Now there's a lot to EPYC, so much so that I will pull together a deeper dive later this week, but the one standout feature of the new platform is how it can beat a 2-socket Intel Xeon setup in every price point from $400 to $4,000, with the gap between EPYC and Xeon ranging from 23 percent to a whopping 70 percent.

AMD Epyc performance

It is, however, important to note that the comparison here is being bate to Intel Broadwell Xeons, and that Skylake-based Xeons are slated to launch later this year.

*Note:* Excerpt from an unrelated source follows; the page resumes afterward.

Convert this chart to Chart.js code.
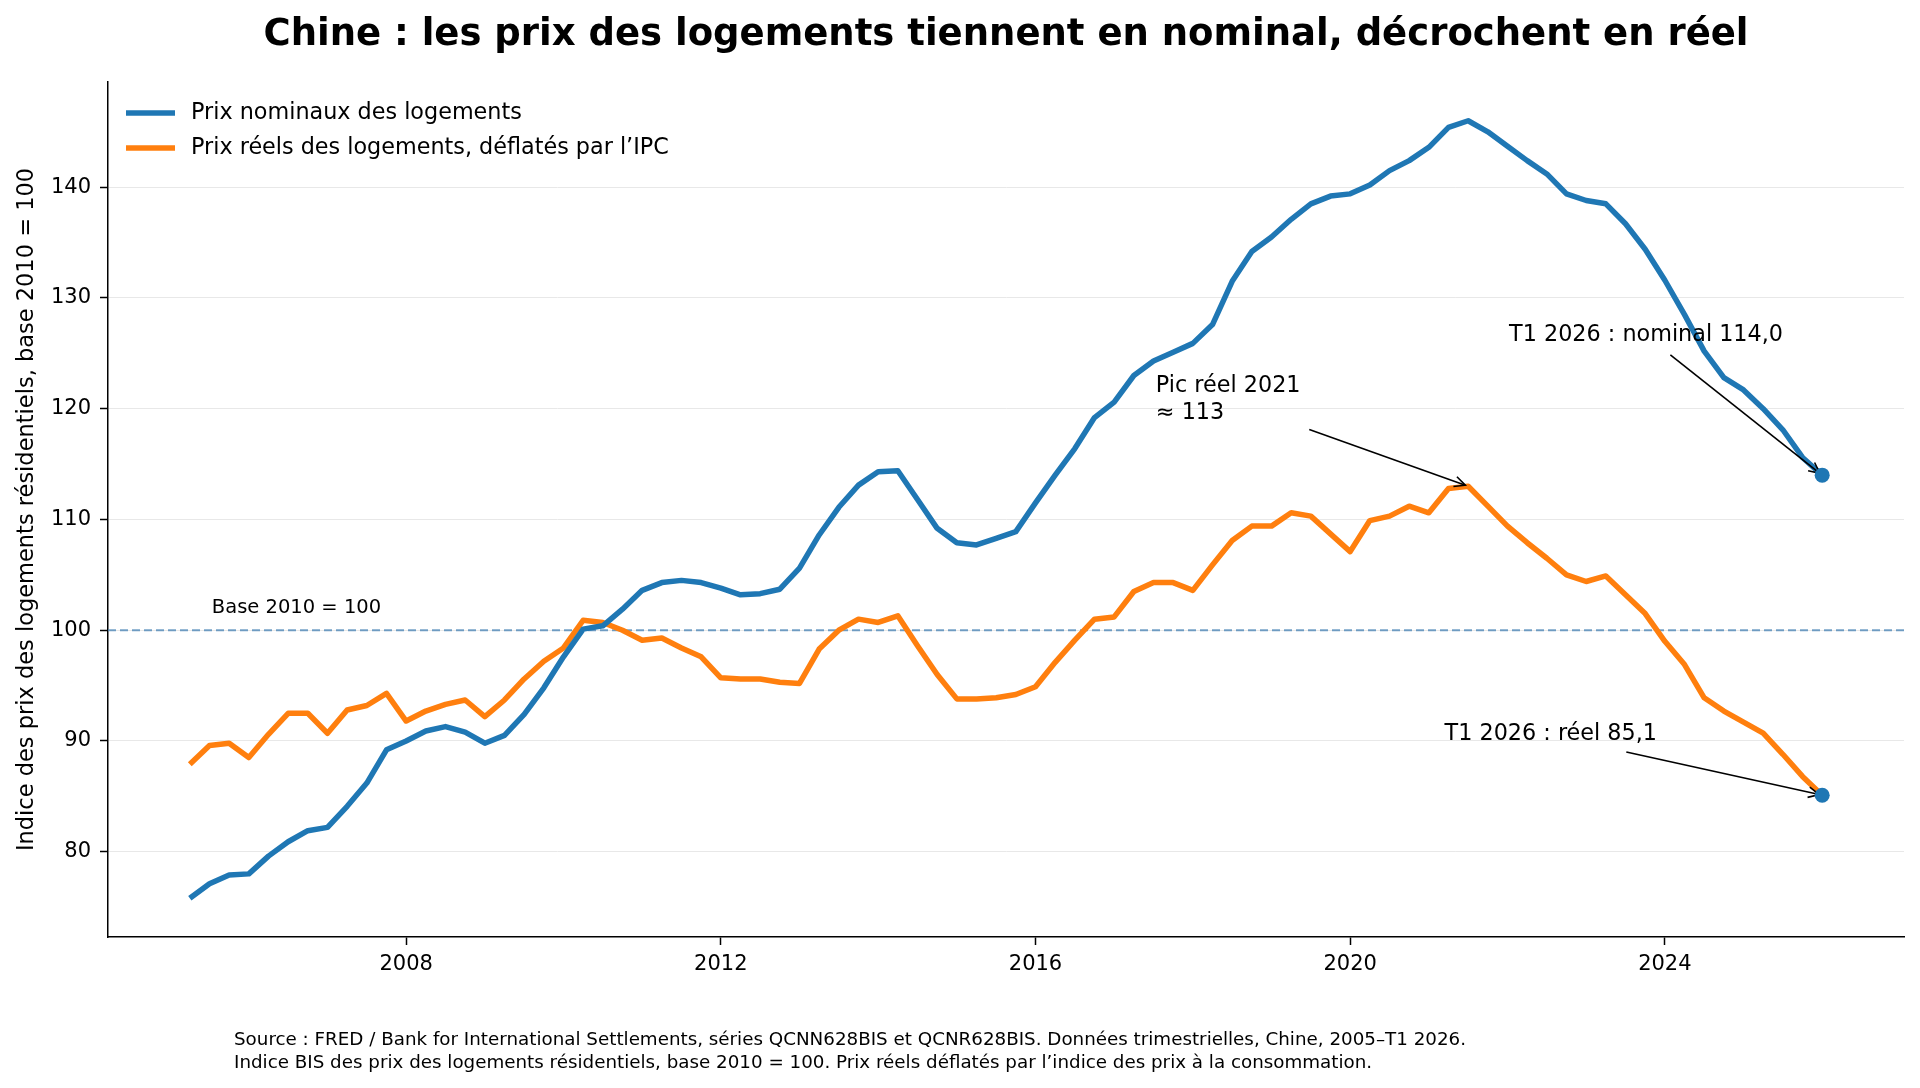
<!DOCTYPE html>
<html>
<head>
<meta charset="utf-8">
<script src="https://cdn.jsdelivr.net/npm/chart.js@4"></script>
<style>
  html, body { margin: 0; padding: 0; background: #fff; }
  #wrap { width: 1920px; height: 1088px; }
</style>
</head>
<body>
<div id="wrap"><canvas id="chart" width="1920" height="1088"></canvas></div>
<script>
// trimestres (T1 = janvier)
const quarters = [
  "2005-T2","2005-T3","2005-T4",
  "2006-T1","2006-T2","2006-T3","2006-T4",
  "2007-T1","2007-T2","2007-T3","2007-T4",
  "2008-T1","2008-T2","2008-T3","2008-T4",
  "2009-T1","2009-T2","2009-T3","2009-T4",
  "2010-T1","2010-T2","2010-T3","2010-T4",
  "2011-T1","2011-T2","2011-T3","2011-T4",
  "2012-T1","2012-T2","2012-T3","2012-T4",
  "2013-T1","2013-T2","2013-T3","2013-T4",
  "2014-T1","2014-T2","2014-T3","2014-T4",
  "2015-T1","2015-T2","2015-T3","2015-T4",
  "2016-T1","2016-T2","2016-T3","2016-T4",
  "2017-T1","2017-T2","2017-T3","2017-T4",
  "2018-T1","2018-T2","2018-T3","2018-T4",
  "2019-T1","2019-T2","2019-T3","2019-T4",
  "2020-T1","2020-T2","2020-T3","2020-T4",
  "2021-T1","2021-T2","2021-T3","2021-T4",
  "2022-T1","2022-T2","2022-T3","2022-T4",
  "2023-T1","2023-T2","2023-T3","2023-T4",
  "2024-T1","2024-T2","2024-T3","2024-T4",
  "2025-T1","2025-T2","2025-T3","2025-T4",
  "2026-T1"
];

const nominal = [
  75.8, 77.1, 77.9,
  78.0, 79.6, 80.9, 81.9,
  82.2, 84.1, 86.2, 89.2,
  90.0, 90.9, 91.3, 90.8,
  89.8, 90.5, 92.4, 94.8,
  97.6, 100.1, 100.4, 101.9,
  103.6, 104.3, 104.5, 104.3,
  103.8, 103.2, 103.3, 103.7,
  105.6, 108.6, 111.1, 113.1,
  114.3, 114.4, 111.8, 109.2,
  107.9, 107.7, 108.3, 108.9,
  111.5, 114.0, 116.4, 119.2,
  120.6, 123.0, 124.3, 125.1,
  125.9, 127.6, 131.5, 134.2,
  135.5, 137.1, 138.5, 139.2,
  139.4, 140.2, 141.5, 142.4,
  143.6, 145.4, 146.0, 145.0,
  143.7, 142.4, 141.2, 139.4,
  138.8, 138.5, 136.7, 134.4,
  131.6, 128.5, 125.2, 122.8,
  121.7, 120.0, 118.1, 115.6,
  114.0
];

const real = [
  87.9, 89.6, 89.8,
  88.5, 90.6, 92.5, 92.5,
  90.7, 92.8, 93.2, 94.3,
  91.8, 92.7, 93.3, 93.7,
  92.2, 93.7, 95.6, 97.2,
  98.4, 100.9, 100.7, 100.0,
  99.1, 99.3, 98.4, 97.6,
  95.7, 95.6, 95.6, 95.3,
  95.2, 98.3, 100.0, 101.0,
  100.7, 101.3, 98.6, 96.0,
  93.8, 93.8, 93.9, 94.2,
  94.9, 97.1, 99.1, 101.0,
  101.2, 103.5, 104.3, 104.3,
  103.6, 105.9, 108.1, 109.4,
  109.4, 110.6, 110.3, 108.7,
  107.1, 109.9, 110.3, 111.2,
  110.6, 112.8, 113.0, 111.2,
  109.4, 107.9, 106.5, 105.0,
  104.4, 104.9, 103.2, 101.5,
  99.0, 96.9, 93.9, 92.7,
  91.7, 90.7, 88.8, 86.8,
  85.1
];

const xTicks = [2008, 2012, 2016, 2020, 2024];
const yTicks = [80, 90, 100, 110, 120, 130, 140];

const BLUE = "#1f77b4";
const ORANGE = "#ff7f0e";
const FONT = "'DejaVu Sans', sans-serif";

function qToX(q) {
  const parts = q.split("-T");
  return Number(parts[0]) + (Number(parts[1]) - 1) / 4;
}
const xs = quarters.map(qToX);
const last = quarters.length - 1;
const peakIdx = real.indexOf(Math.max(...real));

function arrow(ctx, x0, y0, x1, y1) {
  const a = Math.atan2(y1 - y0, x1 - x0);
  const ex = x1 - 3 * Math.cos(a), ey = y1 - 3 * Math.sin(a);
  ctx.save();
  ctx.strokeStyle = "#000";
  ctx.lineWidth = 1.6;
  ctx.beginPath();
  ctx.moveTo(x0, y0);
  ctx.lineTo(ex, ey);
  ctx.stroke();
  const hl = 12, hw = 0.45;
  ctx.beginPath();
  ctx.moveTo(ex - hl * Math.cos(a - hw), ey - hl * Math.sin(a - hw));
  ctx.lineTo(ex, ey);
  ctx.lineTo(ex - hl * Math.cos(a + hw), ey - hl * Math.sin(a + hw));
  ctx.stroke();
  ctx.restore();
}

const deco = {
  id: "deco",
  beforeDatasetsDraw(chart) {
    const { ctx, chartArea, scales } = chart;
    const y = scales.y.getPixelForValue(100);
    ctx.save();
    ctx.strokeStyle = "rgba(70,130,180,0.75)";
    ctx.lineWidth = 2;
    ctx.setLineDash([8, 4]);
    ctx.beginPath();
    ctx.moveTo(chartArea.left, y);
    ctx.lineTo(chartArea.right, y);
    ctx.stroke();
    ctx.restore();
  },
  afterDatasetsDraw(chart) {
    const { ctx, scales } = chart;
    const px = v => scales.x.getPixelForValue(v);
    const py = v => scales.y.getPixelForValue(v);
    ctx.save();
    ctx.fillStyle = "#000";
    ctx.textBaseline = "middle";
    ctx.textAlign = "left";

    ctx.font = "19.5px " + FONT;
    ctx.fillText("Base 2010 = 100", px(2005.53), py(102.05));

    ctx.font = "22.3px " + FONT;
    ctx.fillText("Pic réel 2021", px(2017.53), py(122.0));
    ctx.fillText("≈ 113", px(2017.53), py(119.56));
    arrow(ctx, px(2019.48), py(118.12), px(xs[peakIdx]), py(real[peakIdx]));

    ctx.fillText("T1 2026 : nominal 114,0", px(2022.02), py(126.65));
    arrow(ctx, px(2024.07), py(124.87), px(xs[last]), py(nominal[last]));

    ctx.fillText("T1 2026 : réel 85,1", px(2021.2), py(90.58));
    arrow(ctx, px(2023.51), py(89.0), px(xs[last]), py(real[last]));

    // points finaux
    ctx.fillStyle = BLUE;
    [nominal[last], real[last]].forEach(v => {
      ctx.beginPath();
      ctx.arc(px(xs[last]), py(v), 7.5, 0, Math.PI * 2);
      ctx.fill();
    });

    // légende
    const items = [
      ["Prix nominaux des logements", BLUE],
      ["Prix réels des logements, déflatés par l’IPC", ORANGE]
    ];
    ctx.font = "22.3px " + FONT;
    items.forEach((it, i) => {
      const yy = 113 + i * 35;
      ctx.strokeStyle = it[1];
      ctx.lineWidth = 5.5;
      ctx.beginPath();
      ctx.moveTo(126, yy);
      ctx.lineTo(175, yy);
      ctx.stroke();
      ctx.fillStyle = "#000";
      ctx.fillText(it[0], 191, yy);
    });
    ctx.restore();
  },
  afterDraw(chart) {
    const { ctx, chartArea } = chart;
    ctx.save();
    ctx.fillStyle = "#000";
    ctx.textBaseline = "middle";
    ctx.textAlign = "center";
    ctx.font = "bold 37px " + FONT;
    ctx.fillText("Chine : les prix des logements tiennent en nominal, décrochent en réel",
      (chartArea.left + chartArea.right) / 2, 35);

    ctx.save();
    ctx.translate(27, (chartArea.top + chartArea.bottom) / 2);
    ctx.rotate(-Math.PI / 2);
    ctx.font = "22.5px " + FONT;
    ctx.fillText("Indice des prix des logements résidentiels, base 2010 = 100", 0, 0);
    ctx.restore();

    ctx.textAlign = "left";
    ctx.font = "18.3px " + FONT;
    ctx.fillText("Source : FRED / Bank for International Settlements, séries QCNN628BIS et QCNR628BIS. Données trimestrielles, Chine, 2005–T1 2026.", 234, 1040);
    ctx.fillText("Indice BIS des prix des logements résidentiels, base 2010 = 100. Prix réels déflatés par l’indice des prix à la consommation.", 234, 1063);
    ctx.restore();
  }
};

new Chart(document.getElementById("chart"), {
  type: "line",
  data: {
    datasets: [
      {
        label: "Prix nominaux des logements",
        data: xs.map((x, i) => ({ x: x, y: nominal[i] })),
        borderColor: BLUE,
        borderWidth: 5.5,
        pointRadius: 0,
        tension: 0,
        borderJoinStyle: "round"
      },
      {
        label: "Prix réels des logements, déflatés par l’IPC",
        data: xs.map((x, i) => ({ x: x, y: real[i] })),
        borderColor: ORANGE,
        borderWidth: 5.5,
        pointRadius: 0,
        tension: 0,
        borderJoinStyle: "round"
      }
    ]
  },
  options: {
    responsive: false,
    animation: false,
    devicePixelRatio: 1,
    layout: { padding: { left: 0, top: 82, right: 16, bottom: 0 } },
    plugins: { legend: { display: false }, title: { display: false }, tooltip: { enabled: false } },
    scales: {
      x: {
        type: "linear",
        min: 2004.21,
        max: 2027.04,
        afterBuildTicks: s => { s.ticks = xTicks.map(v => ({ value: v })); },
        afterFit: s => { s.height = 151; },
        grid: { drawOnChartArea: false, tickLength: 8, tickColor: "#000", tickWidth: 1.5 },
        border: { color: "#000", width: 1.5 },
        ticks: { color: "#000", padding: 7, font: { family: FONT, size: 21 }, callback: v => String(v) }
      },
      y: {
        min: 72.3,
        max: 149.5,
        afterBuildTicks: s => { s.ticks = yTicks.map(v => ({ value: v })); },
        afterFit: s => { s.width = 108; },
        grid: { color: "#e8e8e8", lineWidth: 1, tickLength: 8, tickColor: "#000", tickWidth: 1.5 },
        border: { color: "#000", width: 1.5 },
        ticks: { color: "#000", padding: 9, font: { family: FONT, size: 21 }, callback: v => String(v) }
      }
    }
  },
  plugins: [deco]
});
</script>
</body>
</html>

EPYC's dies are all connected together internally using a technology called Infinity Fabric -- think enhanced HyperTransport - which is used to both connect the chips bidirectionally in a processor at 42GB/s, and between the two sockets at 38GB/s bidirectional (connecting between sockets has more error-checking overhead, hence the lower bandwidth).

AMD Epyc Infinity Fabric
AMD Epyc Infinity Fabric

Each EPYC processor package can support up to 2TB of DDR4 RAM over eight channels, and has 128 PCIe lanes. 2-socket EPYC also have 128 PCIe lanes -- not 256 -- because each chip uses 64 lanes for the Infinity Fabric interconnect.

Just having AMD re-enter the server market in such a big and meaningful way, and swinging punches again, is good for enterprise, especially the big names in the cloud business. Competition drives down costs, and AMD will be seen as a much-needed counter-pressure to what has become a market dominated by Intel and Nvidia.